HEINSE, Johann Jakob Wilhelm
Poeta tedesco, nato a Langenwiesen presso Ilmenau il 16 febbraio 1749, morto il 22 giugno 1803 a Aschaffenburg, dove dal 1787 era bibliotecario del principe di Magonza. Studiò a Jena e a Erfurt; ebbe la protezione di Wieland e di Gleim; divenne segretario di un avventuriero a Francoforte; poi precettore a Quedlinburg in casa della signora von Massow, la Julie della sua poesia e la grande passione della sua giovinezza; entrò in rapporti personali con Lessing, Goethe, Lavater, Jungstilling; fu chiamato da Johann Georg Jacobi a Bonn per redigere l'Iris; finché con l'aiuto dello stesso Jacobi e di Gleim, poté scendere in Italia, dove rimase, soprattutto a Roma, tre anni, dal 1780 al 1783, in consuetudine di vita con Maler Müller. E l'Italia fu il grande avvenimento della sua esistenza.

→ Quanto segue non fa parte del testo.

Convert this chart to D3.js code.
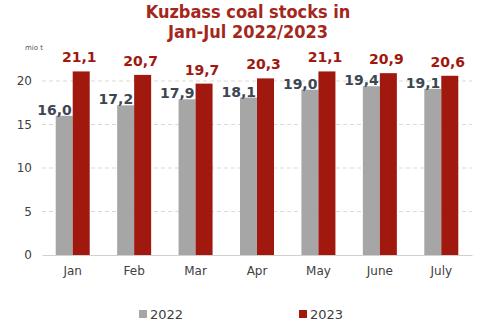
<!DOCTYPE html>
<html>
<head>
<meta charset="utf-8">
<script src="https://cdn.jsdelivr.net/npm/d3@7"></script>
<style>
  body { margin: 0; background: #fff; }
  svg { display: block; font-family: "DejaVu Sans", Verdana, sans-serif; }
</style>
</head>
<body>
<svg></svg>
<script>
var width = 495;
var height = 327;

var months = ['Jan', 'Feb', 'Mar', 'Apr', 'May', 'June', 'July'];
var years = ['2022', '2023'];
var v2022 = [16.0, 17.2, 17.9, 18.1, 19.0, 19.4, 19.1];
var v2023 = [21.1, 20.7, 19.7, 20.3, 21.1, 20.9, 20.6];
var yTicks = [0, 5, 10, 15, 20];

var colors = { '2022': '#a6a6a6', '2023': '#a0180e' };
var labelColors = { '2022': '#3d4753', '2023': '#a0180e' };

var svg = d3.select('svg')
    .attr('width', width)
    .attr('height', height);

var x = d3.scaleBand()
    .domain(months)
    .range([42, 472]);

var sub = d3.scaleBand()
    .domain(years)
    .range([x.bandwidth() / 2 - 17, x.bandwidth() / 2 + 17]);

var y = d3.scaleLinear()
    .domain([0, 20])
    .range([255, 81]);

// title
var title = svg.append('text')
    .attr('x', 248)
    .attr('text-anchor', 'middle')
    .attr('fill', '#a3271b')
    .attr('font-weight', 'bold')
    .attr('font-size', 18)
    .style('font-family', 'Tahoma, "DejaVu Sans Condensed", sans-serif');
title.append('tspan').attr('x', 248).attr('y', 18).text('Kuzbass coal stocks in');
title.append('tspan').attr('x', 248).attr('y', 38).text('Jan-Jul 2022/2023');

svg.append('text')
    .attr('x', 25)
    .attr('y', 50)
    .attr('font-size', 7)
    .attr('fill', '#555')
    .text('mio t');

// grid
svg.append('g')
    .selectAll('line')
    .data(yTicks.filter(function (d) { return d > 0; }))
    .enter()
    .append('line')
    .attr('x1', 42)
    .attr('x2', 472)
    .attr('y1', function (d) { return y(d); })
    .attr('y2', function (d) { return y(d); })
    .attr('stroke', '#d9d9d9')
    .attr('stroke-dasharray', '4,3');

// y axis
var yAxis = svg.append('g')
    .attr('transform', 'translate(32,0)')
    .call(d3.axisLeft(y).tickValues(yTicks).tickSize(0).tickPadding(0));
yAxis.select('.domain').remove();
yAxis.selectAll('text')
    .attr('font-size', 12)
    .attr('fill', '#404040')
    .style('font-family', '"DejaVu Sans", Verdana, sans-serif');

// bars
var rows = months.map(function (m, i) {
    return { month: m, vals: [{ year: '2022', v: v2022[i] }, { year: '2023', v: v2023[i] }] };
});

var groups = svg.append('g')
    .selectAll('g')
    .data(rows)
    .enter()
    .append('g')
    .attr('transform', function (d) { return 'translate(' + x(d.month) + ',0)'; });

groups.selectAll('rect')
    .data(function (d) { return d.vals; })
    .enter()
    .append('rect')
    .attr('x', function (d) { return sub(d.year); })
    .attr('width', sub.bandwidth())
    .attr('y', function (d) { return y(d.v); })
    .attr('height', function (d) { return y(0) - y(d.v); })
    .attr('fill', function (d) { return colors[d.year]; });

groups.selectAll('text.val')
    .data(function (d) { return d.vals; })
    .enter()
    .append('text')
    .attr('class', 'val')
    .attr('x', function (d) {
        return d.year === '2022' ? sub('2023') - 1 : sub(d.year) + sub.bandwidth() / 2 - 2;
    })
    .attr('y', function (d) { return d.year === '2022' ? y(d.v) - 1 : y(d.v) - 9; })
    .attr('text-anchor', function (d) { return d.year === '2022' ? 'end' : 'middle'; })
    .attr('font-size', 14)
    .attr('font-weight', 'bold')
    .attr('fill', function (d) { return labelColors[d.year]; })
    .text(function (d) { return d3.format('.1f')(d.v).replace('.', ','); });

// x axis
var xAxis = svg.append('g')
    .attr('transform', 'translate(0,' + y(0) + ')')
    .call(d3.axisBottom(x).tickSize(0).tickPadding(11));
xAxis.select('.domain').attr('stroke', '#d0d0d0');
xAxis.selectAll('text')
    .attr('font-size', 12)
    .attr('fill', '#404040')
    .style('font-family', '"DejaVu Sans", Verdana, sans-serif');

// legend
var legendX = d3.scaleOrdinal().domain(years).range([139, 299]);
var legend = svg.append('g')
    .selectAll('g')
    .data(years)
    .enter()
    .append('g')
    .attr('transform', function (d) { return 'translate(' + legendX(d) + ',310)'; });
legend.append('rect')
    .attr('width', 8)
    .attr('height', 8)
    .attr('fill', function (d) { return colors[d]; });
legend.append('text')
    .attr('x', 11)
    .attr('y', 8.5)
    .attr('font-size', 13)
    .attr('fill', '#404040')
    .text(function (d) { return d; });
</script>
</body>
</html>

Aveva incominciato con dei settecenteschi Sinngedichte (1771). Aveva tradotto in uno stile saturo di color sensuale le Cérises di Dorat (1773) e il Satyricon di Petronio (Die Begebenheiten des Enkolp, 1773). S'era esaltato nel sentimento della sua paganità, traendone un romanzo ellenico, Laïdion oder die eleusinischen Mysterien (1774), dove il rococò di Wieland e l'accademismo neoclassico son superati nell'intuizione di una Grecia orgiastica sotto la serenità antica dell'arte. Aveva scritto una vita del Tasso (1774), che sarà la fonte di Goethe e l'origine della leggenda tassiana in tìermania. Aveva tradotto in prosa la Gerusalemme liberata (1781) e l'Orlando Furioso (1782). E in Italia soprattutto sentì il Rinascimento, interpretato attraverso le idee di Rousseau come natura che nell'esistenza sociale travolge tutte le convenzioni, come individualismo che trae dalle profondità degl'istinti liberati la piena potenza della vita e la bellezza dell'arte. Già a Düsseldorf nelle lettere sulla locale "Gemäldegaleriei" mandate al Teutscher Merkur (1782), davanti ai quadri italiani, era giunto vagamente a questa intuizione. Dalle ricche dirette esperienze d'Italia, dopo il ritorno nel Nord nacque - fra progetti varî sulla Roma di Alessandro VI - il romanzo Ardinghello (1787): in mezzo a un mondo dove tutto è, nella natura e nell'arte, voluttà continua di belle forme e di colori - la rappresentazione di un Kraftmensch, il quale, attraverso la vita avventurosa, giunge allo "stato delle isole felici". Otto anni dopo seguiva un nuovo romanzo Hildegard von Hohenttal (1795), che per gran parte pure si svolge in Italia. La trama dell'azione nei due racconti risente ancora troppo del romanzo d'avventura del Settecento: in tutti e due - e specialmente nel primo - un interesse grande è nella nuova concezione della vita che vi si presenta: nella novità di sentimenti, di cui è fatta l'analisi; nella novità del pensiero estetico, che s'esprime nelle descrizioni d'opere d'arte dell'Ardinghello, nelle analisi musicali dell'Hildegardis. Sopra un piano di pensiero che è ancora in parte quello dello Sturm und Drang, H. già vi anticipa, nella morale come nell'arte, molti atteggiamenti che saranno proprî dell'età nuova, dal Romanticismo fino al Jung Deutschland, fino a Nietzsche.
Opere: Sämtliche Schriften, ed. H. Laube, voll. 10, Lipsia 1838; Sämtliche Werke, ed. W. Schüddekopf, voll. 10, Lipsia 1910 e segg.